2. Der Grundsatz der Wahrung der Verteidigungsrechte und insbesondere das Recht jeder Person, vor Erlass einer nachteiligen individuellen Maßnahme angehört zu werden, sind dahin auszulegen, dass in einem Fall, in dem der Adressat einer Zahlungsaufforderung im Rahmen eines Verfahrens zur Nacherhebung von Einfuhrabgaben gemäß der Verordnung Nr. 2913/92 in der durch die Verordnung Nr. 2700/2000 geänderten Fassung vor Erlass dieser Entscheidung nicht von der Verwaltung angehört worden ist, seine Verteidigungsrechte verletzt sind, auch wenn er die Möglichkeit hat, seinen Standpunkt auf einer späteren Stufe in einem verwaltungsrechtlichen Einspruchsverfahren geltend zu machen, sofern es die nationale Regelung im Fall der fehlenden vorherigen Anhörung den Adressaten solcher Zahlungsaufforderungen nicht ermöglicht, die Aussetzung von deren Vollziehung bis zu ihrer etwaigen Abänderung zu erlangen. So verhält es sich jedenfalls, wenn das nationale Verwaltungsverfahren, das Art. 244 Abs. 2 der Verordnung Nr. 2913/92 in der durch die Verordnung Nr. 2700/2000 geänderten Fassung durchführt, die Gewährung einer solchen Aussetzung in einem Fall einschränkt, in dem begründete Zweifel an der Rechtmäßigkeit der angefochtenen Entscheidung bestehen oder dem Beteiligten ein unersetzbarer Schaden entstehen könnte.

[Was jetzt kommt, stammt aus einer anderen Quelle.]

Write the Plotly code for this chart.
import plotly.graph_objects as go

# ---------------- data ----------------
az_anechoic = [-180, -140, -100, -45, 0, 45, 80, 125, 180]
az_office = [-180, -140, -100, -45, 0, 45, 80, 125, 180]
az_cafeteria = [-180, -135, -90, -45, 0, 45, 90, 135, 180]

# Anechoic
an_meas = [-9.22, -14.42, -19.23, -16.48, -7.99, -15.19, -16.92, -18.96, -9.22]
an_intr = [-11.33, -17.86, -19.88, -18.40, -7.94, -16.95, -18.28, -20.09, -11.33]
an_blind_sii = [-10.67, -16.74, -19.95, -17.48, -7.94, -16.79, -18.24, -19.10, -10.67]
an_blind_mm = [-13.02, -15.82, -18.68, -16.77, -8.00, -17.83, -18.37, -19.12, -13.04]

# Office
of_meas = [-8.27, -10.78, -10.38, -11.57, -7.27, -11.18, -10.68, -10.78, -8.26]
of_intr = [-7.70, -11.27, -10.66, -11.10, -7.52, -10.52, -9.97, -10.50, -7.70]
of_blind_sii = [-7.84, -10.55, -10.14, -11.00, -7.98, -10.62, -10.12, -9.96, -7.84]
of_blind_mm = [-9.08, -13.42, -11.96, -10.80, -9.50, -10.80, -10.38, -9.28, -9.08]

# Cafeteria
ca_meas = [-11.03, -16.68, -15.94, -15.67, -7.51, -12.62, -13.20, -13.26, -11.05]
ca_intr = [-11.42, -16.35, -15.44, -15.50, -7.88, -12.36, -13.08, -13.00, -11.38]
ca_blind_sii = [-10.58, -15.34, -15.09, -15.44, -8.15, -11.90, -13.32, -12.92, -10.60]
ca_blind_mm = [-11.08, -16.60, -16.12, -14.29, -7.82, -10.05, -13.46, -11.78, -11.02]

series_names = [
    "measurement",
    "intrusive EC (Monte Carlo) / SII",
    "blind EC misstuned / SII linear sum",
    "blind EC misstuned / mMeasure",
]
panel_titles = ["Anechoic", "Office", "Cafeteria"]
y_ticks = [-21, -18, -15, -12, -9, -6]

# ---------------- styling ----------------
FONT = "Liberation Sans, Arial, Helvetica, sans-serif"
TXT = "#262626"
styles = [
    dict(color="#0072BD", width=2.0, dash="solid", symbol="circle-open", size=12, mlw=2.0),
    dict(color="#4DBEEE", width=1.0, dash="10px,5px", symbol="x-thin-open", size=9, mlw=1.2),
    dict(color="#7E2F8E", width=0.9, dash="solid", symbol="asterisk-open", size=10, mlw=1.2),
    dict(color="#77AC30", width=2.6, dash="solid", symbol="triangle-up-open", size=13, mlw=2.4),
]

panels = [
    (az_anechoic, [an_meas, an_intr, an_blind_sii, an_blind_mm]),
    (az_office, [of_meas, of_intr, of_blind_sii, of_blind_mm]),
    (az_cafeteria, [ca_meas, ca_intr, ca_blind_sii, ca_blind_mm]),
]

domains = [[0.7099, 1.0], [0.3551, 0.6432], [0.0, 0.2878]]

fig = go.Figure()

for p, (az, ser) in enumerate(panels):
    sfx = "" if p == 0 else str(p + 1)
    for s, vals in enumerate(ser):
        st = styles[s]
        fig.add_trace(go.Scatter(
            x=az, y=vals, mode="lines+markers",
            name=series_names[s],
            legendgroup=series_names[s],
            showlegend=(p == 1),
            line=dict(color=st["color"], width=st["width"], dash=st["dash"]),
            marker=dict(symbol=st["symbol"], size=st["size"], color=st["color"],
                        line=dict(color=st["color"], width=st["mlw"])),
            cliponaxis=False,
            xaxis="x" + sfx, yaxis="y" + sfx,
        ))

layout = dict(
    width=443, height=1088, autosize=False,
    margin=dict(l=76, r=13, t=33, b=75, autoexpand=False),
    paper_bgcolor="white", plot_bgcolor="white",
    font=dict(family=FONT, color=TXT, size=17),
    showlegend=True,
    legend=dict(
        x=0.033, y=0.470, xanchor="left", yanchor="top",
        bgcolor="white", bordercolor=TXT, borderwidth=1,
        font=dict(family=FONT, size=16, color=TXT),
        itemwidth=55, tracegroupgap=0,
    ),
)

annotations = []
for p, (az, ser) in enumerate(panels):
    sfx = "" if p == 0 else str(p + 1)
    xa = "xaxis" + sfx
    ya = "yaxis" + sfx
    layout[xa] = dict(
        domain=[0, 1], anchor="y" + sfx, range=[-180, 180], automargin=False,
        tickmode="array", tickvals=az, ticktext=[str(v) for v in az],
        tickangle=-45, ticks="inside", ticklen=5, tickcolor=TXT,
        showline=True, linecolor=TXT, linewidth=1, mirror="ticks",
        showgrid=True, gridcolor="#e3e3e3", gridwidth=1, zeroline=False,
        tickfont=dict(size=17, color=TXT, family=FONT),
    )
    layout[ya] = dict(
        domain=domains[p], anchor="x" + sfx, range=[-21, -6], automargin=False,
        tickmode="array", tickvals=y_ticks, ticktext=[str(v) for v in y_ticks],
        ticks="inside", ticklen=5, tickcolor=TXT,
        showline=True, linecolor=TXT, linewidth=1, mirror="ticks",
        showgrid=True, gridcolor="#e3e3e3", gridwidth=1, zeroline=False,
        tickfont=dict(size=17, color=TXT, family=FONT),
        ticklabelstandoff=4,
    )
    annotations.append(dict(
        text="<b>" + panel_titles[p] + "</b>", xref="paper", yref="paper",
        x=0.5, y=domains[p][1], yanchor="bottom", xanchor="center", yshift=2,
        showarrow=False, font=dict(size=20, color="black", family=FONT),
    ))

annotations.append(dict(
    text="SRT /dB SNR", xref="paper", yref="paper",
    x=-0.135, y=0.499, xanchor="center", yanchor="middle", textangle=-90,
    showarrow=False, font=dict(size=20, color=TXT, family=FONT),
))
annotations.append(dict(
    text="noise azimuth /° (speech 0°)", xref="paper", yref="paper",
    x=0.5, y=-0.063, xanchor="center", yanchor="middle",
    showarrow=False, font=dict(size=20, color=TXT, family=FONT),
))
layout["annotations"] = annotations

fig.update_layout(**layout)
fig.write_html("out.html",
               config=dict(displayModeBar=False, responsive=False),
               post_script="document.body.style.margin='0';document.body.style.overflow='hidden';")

3. Die Bedingungen, unter denen die Wahrung der Verteidigungsrechte sichergestellt werden muss, und die Folgen der Missachtung dieser Rechte richten sich nach nationalem Recht, sofern die in diesem Sinne getroffenen Maßnahmen denen entsprechen, die für den Einzelnen in vergleichbaren unter das nationale Recht fallenden Situationen gelten (Äquivalenzgrundsatz), und die Ausübung der durch die Unionsrechtsordnung verliehenen Rechte nicht praktisch unmöglich machen oder übermäßig erschweren (Effektivitätsgrundsatz). Da das nationale Gericht verpflichtet ist, die volle Wirksamkeit des Unionsrechts zu gewährleisten, muss es, wenn es die Folgen eines Verstoßes gegen die Verteidigungsrechte, insbesondere gegen den Anspruch auf rechtliches Gehör, würdigt, berücksichtigen, dass ein solcher Verstoß nur dann zur Nichtigerklärung der das Verwaltungsverfahren abschließenden Entscheidung führt, wenn ohne diese Unregelmäßigkeit dieses Verfahren zu einem anderen Ergebnis hätte führen können.